Shares of KB Homes jumped 12.6 percent to $9.80 after the fifth-largest U.S. homebuilder reported a narrower second-quarter loss, helped by higher sale prices and net orders.
Nike shares slumped 9.4 percent to $87.78 a day after the world’s largest sportswear maker missed quarterly profit estimates for the first time in at least two years.
U.S.-traded shares of Research in Motion tumbled 19.1 percent to $7.39 in the wake of the company’s decision to delay the make-or-break launch of its next-generation BlackBerry phones until next year.
Volume was active with about 7.69 billion shares traded on the New York Stock Exchange, NYSE Amex and Nasdaq, above the daily average of 6.85 billion.
Advancing stocks outnumbered declining ones on the NYSE by 2,669 to 388. On the Nasdaq, advancers beat decliners by 2,174 to 376.
Brent crude dropped towards $96 a barrel on Monday as weak factory data from top energy consumer China spurred caution, after oil prices posted their fourth biggest daily gain on record in the prior session.
Brent crude fell $1.45 to $96.35 a barrel by 11.46 p.m EDT on Sunday while U.S. crude shed $1 to trade at $83.96.
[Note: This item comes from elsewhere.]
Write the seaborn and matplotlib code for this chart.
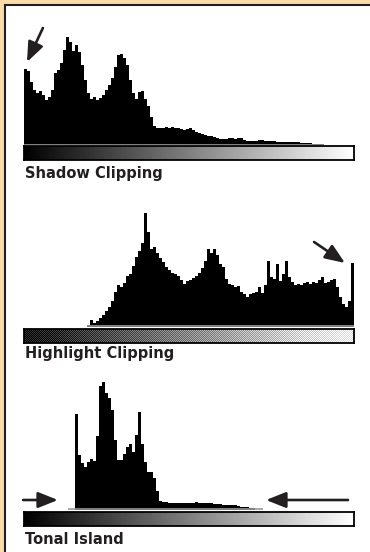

Gold prices edged down on Monday, taking a breather after a 3-percent rally in the previous session, as the initial euphoria over a euro zone deal to help its debt-laden members gave way to caution over its effectiveness.
Spot gold edged down 0.3 percent to $1,592.51 an ounce by 11.43 EDT on Sunday. The precious metal posted a monthly gain of more than 2 percent in June, its first in five months.
U.S. gold futures contract for August delivery lost 0.7 percent to $1,593.20.
The euro fell against most peers before data today that may show the currency bloc’s jobless rate climbed to a record and manufacturing contracted, boosting prospects the European Central Bank will cut interest rates.
The euro dropped 0.4 percent to $1.2620 as of 11:50 a.m. in Tokyo from the close in New York on June 29. It fell 0.4 percent to 100.68 yen after rising 2.2 percent at the end of last week, the biggest advance on a closing basis since March 2011. The greenback was little changed at 79.77 yen.